4. Judgment of the Court

The Court held that the mere discovery of excess stock at the time of survey does not justify invoking Section 130 of the GST Act. The law mandates that in such cases, the tax liability must be determined under Sections 73 or 74, depending on the presence or absence of fraud or wilful misstatement. 

The confiscatory provisions of Section 130 are not a substitute for the tax determination process. Accordingly, the impugned orders dated 9 January 2020 and 31 May 2022 were quashed as being unsustainable in law. The writ petition was thus allowed in favour of the petitioner.

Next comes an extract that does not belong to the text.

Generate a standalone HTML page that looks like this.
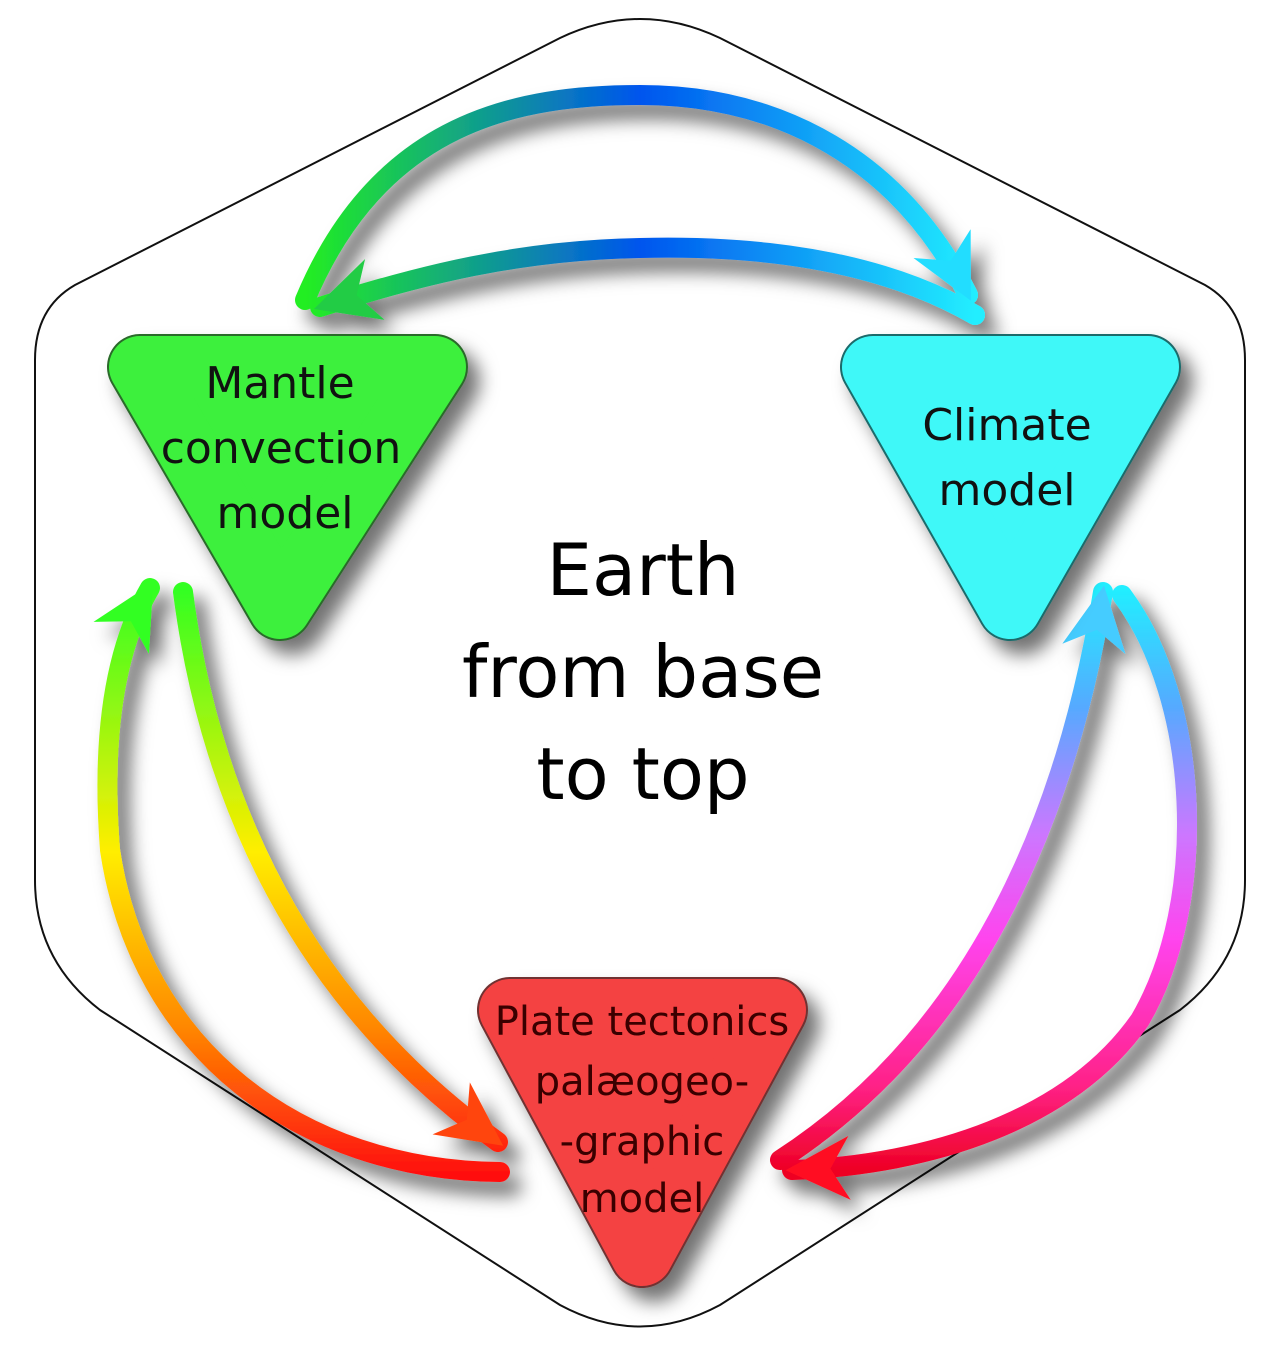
<!DOCTYPE html>
<html><head><meta charset="utf-8"><style>
html,body{margin:0;padding:0;background:#fff;width:1280px;height:1353px;overflow:hidden}
svg{display:block}
text{font-family:"DejaVu Sans","Liberation Sans",sans-serif;text-anchor:middle}
</style></head><body>
<svg width="1280" height="1353" viewBox="0 0 1280 1353" xmlns="http://www.w3.org/2000/svg">
<defs>
<filter id="sh" x="-30%" y="-30%" width="160%" height="160%">
<feDropShadow dx="12" dy="14" stdDeviation="9" flood-color="#000" flood-opacity="0.55"/>
</filter>
<linearGradient id="gt" gradientUnits="userSpaceOnUse" x1="305" y1="0" x2="975" y2="0">
<stop offset="0" stop-color="#22ee22"/><stop offset="0.5" stop-color="#0055ee"/><stop offset="1" stop-color="#22eeff"/>
</linearGradient>
<linearGradient id="gl" gradientUnits="userSpaceOnUse" x1="0" y1="590" x2="0" y2="1172">
<stop offset="0" stop-color="#33ff22"/><stop offset="0.45" stop-color="#ffee00"/><stop offset="0.75" stop-color="#ff8800"/><stop offset="1" stop-color="#ff1111"/>
</linearGradient>
<linearGradient id="gr" gradientUnits="userSpaceOnUse" x1="0" y1="590" x2="0" y2="1172">
<stop offset="0" stop-color="#22eeff"/><stop offset="0.2" stop-color="#55aaff"/><stop offset="0.42" stop-color="#cc77ff"/><stop offset="0.6" stop-color="#ff44ee"/><stop offset="0.85" stop-color="#ff2288"/><stop offset="1" stop-color="#ee0022"/>
</linearGradient>
<marker id="mc" viewBox="0 0 10 10" refX="9" refY="5" markerWidth="3.8" markerHeight="3.2" orient="auto" markerUnits="strokeWidth"><path d="M0,0 L10,5 L0,10 L3,5 z" fill="#22ddff"/></marker>
<marker id="mg" viewBox="0 0 10 10" refX="9" refY="5" markerWidth="3.8" markerHeight="3.2" orient="auto" markerUnits="strokeWidth"><path d="M0,0 L10,5 L0,10 L3,5 z" fill="#22cc44"/></marker>
<marker id="mo" viewBox="0 0 10 10" refX="9" refY="5" markerWidth="3.8" markerHeight="3.2" orient="auto" markerUnits="strokeWidth"><path d="M0,0 L10,5 L0,10 L3,5 z" fill="#ff4411"/></marker>
<marker id="mgr" viewBox="0 0 10 10" refX="9" refY="5" markerWidth="3.8" markerHeight="3.2" orient="auto" markerUnits="strokeWidth"><path d="M0,0 L10,5 L0,10 L3,5 z" fill="#33ff22"/></marker>
<marker id="mb" viewBox="0 0 10 10" refX="9" refY="5" markerWidth="3.8" markerHeight="3.2" orient="auto" markerUnits="strokeWidth"><path d="M0,0 L10,5 L0,10 L3,5 z" fill="#44ccff"/></marker>
<marker id="mr" viewBox="0 0 10 10" refX="9" refY="5" markerWidth="3.8" markerHeight="3.2" orient="auto" markerUnits="strokeWidth"><path d="M0,0 L10,5 L0,10 L3,5 z" fill="#ff1122"/></marker>
</defs>

<path d="M560,38 Q640,0 720,38 L1205,285 Q1245,308 1245,360 L1245,880 Q1245,960 1180,1010 L720,1305 Q640,1348 560,1305 L100,1010 Q35,960 35,880 L35,360 Q35,308 75,285 Z" fill="#fff" stroke="#111" stroke-width="2"/>

<g filter="url(#sh)" fill="none" stroke-width="20">
<path d="M305,300 C380,120 520,95 640,95 C780,95 900,160 968,295" stroke="url(#gt)" stroke-linecap="round" marker-end="url(#mc)"/>
<path d="M975,315 C880,260 760,245 640,248 C520,250 420,275 320,307" stroke="url(#gt)" stroke-linecap="round" marker-end="url(#mg)"/>
<path d="M183,592 C210,800 300,1000 498,1142" stroke="url(#gl)" stroke-linecap="round" marker-end="url(#mo)"/>
<path d="M500,1172 C300,1170 140,1050 110,850 C100,720 120,640 150,588" stroke="url(#gl)" stroke-linecap="round" marker-end="url(#mgr)"/>
<path d="M780,1160 C950,1050 1060,860 1103,592" stroke="url(#gr)" stroke-linecap="round" marker-end="url(#mb)"/>
<path d="M1122,595 C1200,700 1210,900 1140,1020 C1070,1120 930,1165 792,1170" stroke="url(#gr)" stroke-linecap="round" marker-end="url(#mr)"/>
</g>

<g filter="url(#sh)" stroke-linejoin="round">
<polygon points="140,367 435,367 280,608" fill="#2a6a2a" stroke="#2a6a2a" stroke-width="66"/>
<polygon points="873,367 1148,367 1010,608" fill="#1a6a6a" stroke="#1a6a6a" stroke-width="66"/>
<polygon points="510,1010 775,1010 642,1255" fill="#703030" stroke="#703030" stroke-width="66"/>
</g>
<g stroke-linejoin="round">
<polygon points="140,367 435,367 280,608" fill="#3df03d" stroke="#3df03d" stroke-width="62"/>
<polygon points="873,367 1148,367 1010,608" fill="#3ff8f8" stroke="#3ff8f8" stroke-width="62"/>
<polygon points="510,1010 775,1010 642,1255" fill="#f44242" stroke="#f44242" stroke-width="62"/>
</g>

<g fill="#111" font-size="44">
<text x="280" y="398">Mantle</text>
<text x="281" y="463">convection</text>
<text x="285" y="528">model</text>
<text x="1007" y="440">Climate</text>
<text x="1007" y="505">model</text>
</g>
<g fill="#3a0000" font-size="40">
<text x="642" y="1035">Plate tectonics</text>
<text x="642" y="1095">palæogeo-</text>
<text x="642" y="1155">-graphic</text>
<text x="642" y="1212">model</text>
</g>
<g fill="#000" font-size="72">
<text x="643" y="595">Earth</text>
<text x="643" y="697">from base</text>
<text x="643" y="799">to top</text>
</g>
</svg>
</body></html>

6. Key Learnings from the Judgment

  1. This judgment reinforces that Section 130 proceedings are penal in nature and cannot be used for routine tax assessments. Where excess stock is found, the proper course is to initiate proceedings under Sections 73 or 74, depending on whether the case involves fraud/wilful misstatement or not. The ruling makes clear that mere possession of excess stock is not, by itself, proof of tax evasion or intent to evade
  2. Tax liability arises at the time of supply, and any unaccounted goods must be valued and taxed according to proper procedures, with actual weighment or verifiable data, not subjective estimation. The decision also underscores the need for GST officers to follow statutory safeguards and avoid invoking confiscation provisions in the absence of qualifying conditions.

7. Conclusion

The Allahabad High Court’s decision in M/s J.T. Steel Traders is a strong reiteration of established GST jurisprudence that confiscation powers under Section 130 should not be misused. It clarifies that the discovery of excess stock—without proof of supply, without payment of tax or intent to evade—cannot justify confiscation proceedings. Instead, tax authorities must follow the structured procedures of Sections 73 or 74 for the determination and recovery of tax.

This judgment will serve as a protective precedent for taxpayers against arbitrary invocation of penal provisions and reinforces the principle that due process is central to GST enforcement.